The full programme can be found here. The workshop will take place in the Technicum Building T2, rooms 1.10 and 1.11. For any questions or to register for (online) participation, please contact matthijs.zoeter@ugent.be.

This workshop has been generously funded by the Ghent University Special Research Fund (BOF), the Research Foundation – Flanders (FWO), the Roman Society Research Centre (RSRC), the Department of  History of Ghent University, the Faculty Research Fund of the Faculty of Arts and Philosophy of Ghent University, the Henri Pirenne Institute for Medieval Studies (HPIMS), and the National Research School in Classical Studies in the Netherlands (OIKOS).

  • The Reuse of Ancient and Late Antique Narratives in the Medieval Middle East and Beyond: 31 January 2023

    Organizers: Mara Nicosia, Koen De Temmerman, Ingela Nilsson.

    The workshop focuses on the reception of ancient and late antique narratives across languages and cultures in the Middle Ages and brings together participants from Latin, Greek, Middle Eastern, Iranian, and Georgian studies.
    The full programme of the day can be found here.

 

 

 

 

 

 

 

 

  • Ancient Concepts of Fiction and Narrative in the Imperial Period and Late Antiquity: 18 November 2022

Organizers: Anne Alwis, Nicolò D’Alconzo, Koen De Temmerman, Claire Jackson, and Ruth Webb.

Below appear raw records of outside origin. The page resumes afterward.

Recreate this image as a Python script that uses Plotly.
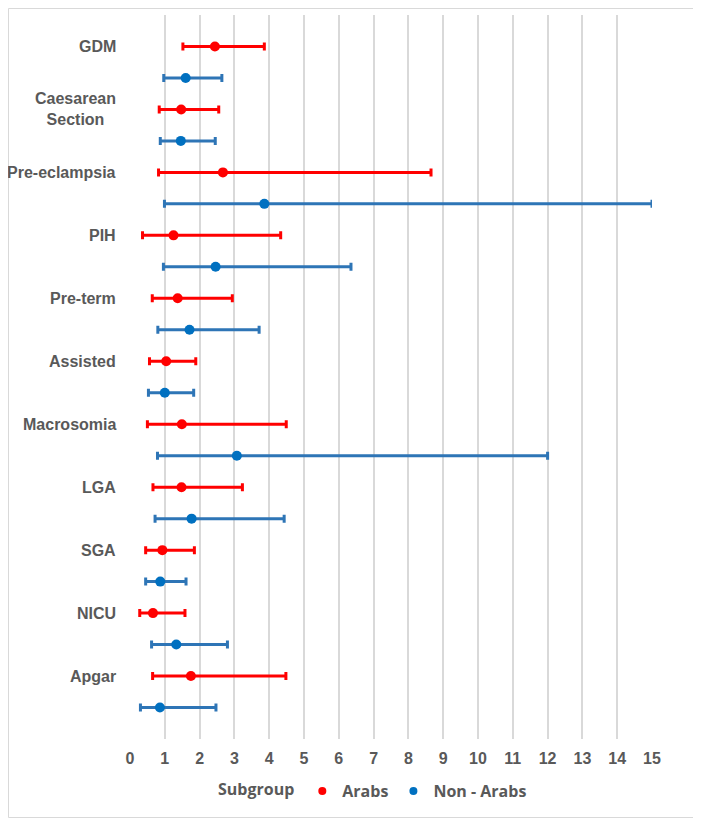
import plotly.graph_objects as go

categories = ["GDM", "Caesarean<br>Section", "Pre-eclampsia", "PIH", "Pre-term",
              "Assisted", "Macrosomia", "LGA", "SGA", "NICU", "Apgar"]
arabs_or = [2.44, 1.47, 2.67, 1.25, 1.37, 1.04, 1.49, 1.48, 0.93, 0.66, 1.75]
arabs_lo = [1.52, 0.84, 0.82, 0.36, 0.64, 0.56, 0.50, 0.66, 0.45, 0.28, 0.65]
arabs_hi = [3.86, 2.55, 8.65, 4.33, 2.94, 1.89, 4.49, 3.23, 1.85, 1.58, 4.48]
non_or = [1.60, 1.46, 3.86, 2.46, 1.71, 1.00, 3.07, 1.77, 0.87, 1.33, 0.86]
non_lo = [0.97, 0.87, 0.99, 0.96, 0.80, 0.53, 0.79, 0.72, 0.45, 0.62, 0.30]
non_hi = [2.64, 2.45, 15.0, 6.35, 3.71, 1.83, 12.0, 4.43, 1.61, 2.80, 2.47]
x_ticks = list(range(0, 16))

RED = "#FF0000"
BLUE_M = "#0070C0"
BLUE_L = "#2E75B6"
GRAY = "#595959"
LABEL_FONT = "Liberation Sans, Arial, sans-serif"
LEGEND_FONT = "Open Sans, sans-serif"

n = len(categories)
y_arabs = [2 * i for i in range(n)]
y_non = [2 * i + 1 for i in range(n)]

fig = go.Figure()

fig.add_trace(go.Scatter(
    x=arabs_or, y=y_arabs, mode="markers", name="Arabs", showlegend=False,
    marker=dict(color=RED, size=10),
    error_x=dict(type="data", symmetric=False,
                 array=[h - o for h, o in zip(arabs_hi, arabs_or)],
                 arrayminus=[o - l for o, l in zip(arabs_or, arabs_lo)],
                 color=RED, thickness=3, width=4),
))
fig.add_trace(go.Scatter(
    x=non_or, y=y_non, mode="markers", name="Non - Arabs", showlegend=False,
    marker=dict(color=BLUE_M, size=10),
    error_x=dict(type="data", symmetric=False,
                 array=[h - o for h, o in zip(non_hi, non_or)],
                 arrayminus=[o - l for o, l in zip(non_or, non_lo)],
                 color=BLUE_L, thickness=3, width=4),
))
# legend-only entries with small dots
fig.add_trace(go.Scatter(x=[None], y=[None], mode="markers", name="Arabs",
                         marker=dict(color=RED, size=8)))
fig.add_trace(go.Scatter(x=[None], y=[None], mode="markers", name="Non - Arabs",
                         marker=dict(color=BLUE_M, size=8)))

for cat, yv in zip(categories, y_arabs):
    fig.add_annotation(
        x=0, xref="paper", y=yv, yref="y", text=cat, showarrow=False,
        xanchor="right", yanchor="middle", xshift=-12, align="center",
        font=dict(family=LABEL_FONT, size=16, color=GRAY, weight="bold"),
    )

# page body has an 8px default margin: compensate so the plot lands where the
# reference has it inside the 701x818 window
OFF = 8
W, H = 701 - OFF, 818 - OFF
ml, mt = 130 - OFF, 15 - OFF
pw, ph = 522, 724
mr, mb = W - ml - pw, H - mt - ph

# outer chart border
fig.add_shape(type="rect", xref="paper", yref="paper",
              x0=-(ml - 0.5) / pw, x1=(W - ml - 0.5) / pw,
              y0=-(mb - 0.5) / ph, y1=(ph + mt - 0.5) / ph,
              line=dict(color="#D9D9D9", width=1), layer="below")

fig.update_layout(
    width=W, height=H,
    margin=dict(l=ml, r=mr, t=mt, b=mb, autoexpand=False),
    paper_bgcolor="white", plot_bgcolor="white",
    xaxis=dict(range=[0, 15], tickvals=x_ticks, showgrid=True,
               gridcolor="#D9D9D9", gridwidth=2, zeroline=False, showline=False,
               ticks="", ticklabelstandoff=8,
               tickfont=dict(family=LABEL_FONT, size=16, color=GRAY, weight="bold")),
    yaxis=dict(range=[22, -1], showgrid=False, zeroline=False, showline=False,
               showticklabels=False, ticks=""),
    legend=dict(orientation="h", x=(216 - 130) / pw, xanchor="left",
                y=-(791 - 739) / ph, yanchor="middle",
                title=dict(text="Subgroup", side="left",
                           font=dict(family=LEGEND_FONT, size=16,
                                     color=GRAY, weight="bold")),
                font=dict(family=LEGEND_FONT, size=16, color=GRAY, weight="bold"),
                itemwidth=30, bgcolor="rgba(0,0,0,0)"),
)

fig.write_html("out.html")
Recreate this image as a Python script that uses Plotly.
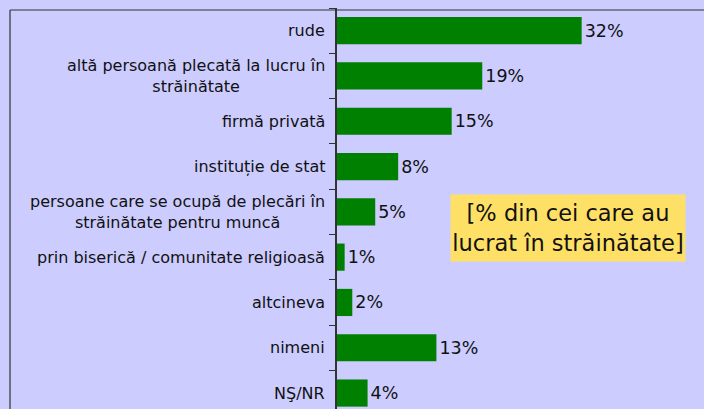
import plotly.graph_objects as go

# Survey answers: who helped find the job abroad
categories = [
    "rude",
    "altă persoană plecată la lucru în<br>străinătate",
    "firmă privată",
    "instituție de stat",
    "persoane care se ocupă de plecări în<br>străinătate pentru muncă",
    "prin biserică / comunitate religioasă",
    "altcineva",
    "nimeni",
    "NŞ/NR",
]
values = [32, 19, 15, 8, 5, 1, 2, 13, 4]
note_text = "[% din cei care au<br>lucrat în străinătate]"

W, H = 704, 409
AXIS_X = 337          # pixel position of the category axis
TOP = 8               # top of the plotting area, px
ROW = 45.3            # height of one category row, px
BG = "#CCCCFF"
BAR = "#008000"
INK = "#111111"
FONT = "DejaVu Sans"


def px_x(p):
    return p / W


def px_y(p):
    return 1 - p / H


fig = go.Figure(
    go.Bar(
        x=values,
        y=categories,
        orientation="h",
        width=0.6,
        marker=dict(color=BAR, line=dict(width=0)),
        text=[f"{v}%" for v in values],
        textposition="outside",
        textfont=dict(family=FONT, size=17.5, color=INK),
        constraintext="none",
        cliponaxis=False,
        hoverinfo="skip",
    )
)

# category labels, right-aligned against the axis with centred line wrapping
for cat in categories:
    fig.add_annotation(
        x=px_x(AXIS_X - 10), xref="paper",
        y=cat, yref="y",
        text=cat, showarrow=False,
        xanchor="right", yanchor="middle", align="center",
        font=dict(family=FONT, size=16, color=INK),
    )

# yellow note box
fig.add_annotation(
    x=px_x(567.5), xref="paper", y=px_y(228), yref="paper",
    text=note_text, showarrow=False,
    xanchor="center", yanchor="middle", align="center",
    width=234, height=66, borderpad=0,
    bgcolor="#FFE066",
    font=dict(family=FONT, size=22.5, color=INK),
)

# outer chart frame (top and left edges)
frame = dict(color="#333333", width=1.2)
fig.add_shape(type="line", xref="paper", yref="paper",
              x0=px_x(10), y0=px_y(10), x1=1, y1=px_y(10), line=frame)
fig.add_shape(type="line", xref="paper", yref="paper",
              x0=px_x(10), y0=px_y(10), x1=px_x(10), y1=0, line=frame)

n_rows_visible = (H - TOP) / ROW
fig.update_layout(
    width=W, height=H,
    margin=dict(l=0, r=0, t=0, b=0),
    paper_bgcolor=BG, plot_bgcolor=BG,
    showlegend=False,
    bargap=0.4,
    xaxis=dict(domain=[px_x(AXIS_X), 1], range=[0, 48], visible=False),
    yaxis=dict(
        domain=[0, px_y(TOP)],
        type="category",
        range=[-0.5 + n_rows_visible, -0.5],
        showline=True, linecolor="#333333", linewidth=1.5,
        ticks="outside", tickson="boundaries", ticklen=6,
        tickcolor="#333333", tickwidth=1.2,
        showticklabels=False, showgrid=False, zeroline=False,
    ),
)

fig.write_html("out.html")
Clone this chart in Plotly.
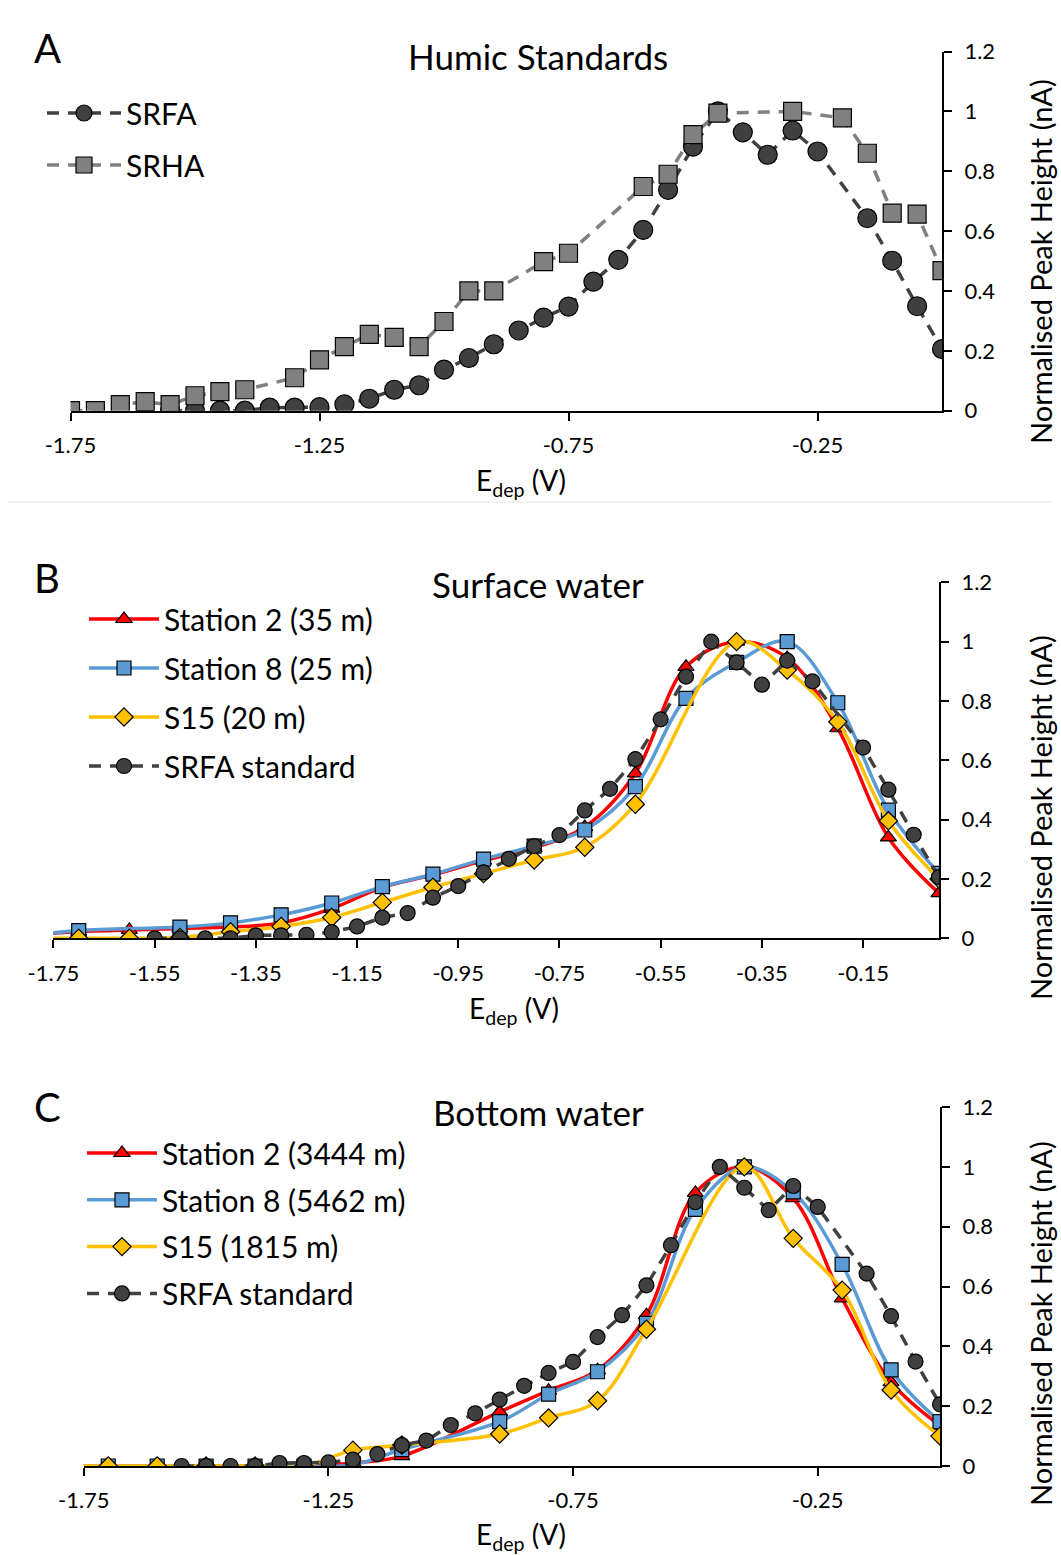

This is the fourth and final meeting of a series of workshops co-organised by the universities of Ghent, Kent, and Lille organized with the aim of generating new insights on the distinctions between true, false, and plausible narratives in the Mediterranean region 100-700 CE, a period of transition from pluralist polytheism to a Christian Empire and from Antiquity to the Middle Ages. This period saw a flourishing of different kinds of narratives with differing claims to truth. How do such attitudes to truth, fiction and lies and their interrelationship alter during this period and how is this manifest in the written narratives?
Following the previous meetings in Ghent (4th February), Kent (25th February) and Lille (13th May), this meeting aims to continue thediscussions developed throughout the year about different manifestations of fiction across the imperial period into Late Antiquity and beyond, with the particular goal of breaking down boundaries between Christian and pagan approaches to fiction. By allowing for a diversity of voices and a breadth of approaches to this topic, these workshops aim to develop a more nuanced and a more generous conception of fiction in postclassical antiquity and to point towards new directions for future research on this theme.

The full programme of the day can be found here.

 

 

Book launches

Intensive and summer courses

  • Introduction to Syriac (2023/2024)
    The Junior Researchers of the GCLA are glad to offer the course Introduction to Syriac for the academic year 2023-2024.
    The goal of the course is to offer a comprehensive introduction to both its language and its culture and history. The focus of the course will be on mastering the grammar and developing the skills to read the different scripts and to translate easy texts. All necessary tools, such as grammars, exercise book, and dictionaries, will be provided to the participants at the beginning of the course.
    The course will consist of a 2-hours class once a week, starting from late-October, with a possible second weekly appointment to practise together the material learnt during the classes. The syllabus and the schedule will be tailored to accommodate the preferences of the participants at the beginning of the course. The course will be taught by Giovanni Gomiero (PhD, Department of History) in collaboration with Giorgia Nicosia (PhD, Department of History).
  • Crash Course in Greek Palaeography: 22-23 May, 2023

    The Greek department of Ghent University offers a two-day course in Greek palaeography in collaboration with the Research School OIKOS. The course is intended for MA, ResMA and doctoral students in the areas of Classics, Ancient History, Ancient Civilizations and Medieval studies with a good command of Greek. It offers a chronological introduction into Greek palaeography from the Hellenistic period until the end of the Middle Ages and is specifically aimed at acquiring practical skills for research involving literary and documentary papyri and/or manuscripts. We will also provide the unique opportunity to read from original papyri in the papyrus collection of the Ghent University Library and become familiar with the ongoing research projects at Ghent University.

    The full programme is available here.

  • Introduction to Classical Arabic: 15-26 August, 2022
    This summer Ghent University and OIKOS organized the second summer course introducing Classical Arabic. This year we offered an extended two-week course to allow more in-depth practice with the Arabic script and orthography, besides the treatment of basic grammatical concepts and the reading of course material. The program consisted of a theoretical morning block, where we introduced the script and grammar. In the afternoon one could choose to focus either on documentary or literary material. In the afternoon sessions we read relevant texts to give you hands-on experience with the text type of your choice.
    Instructors: Simon Ford (literary texts); Fokelien Kootstra (papyri).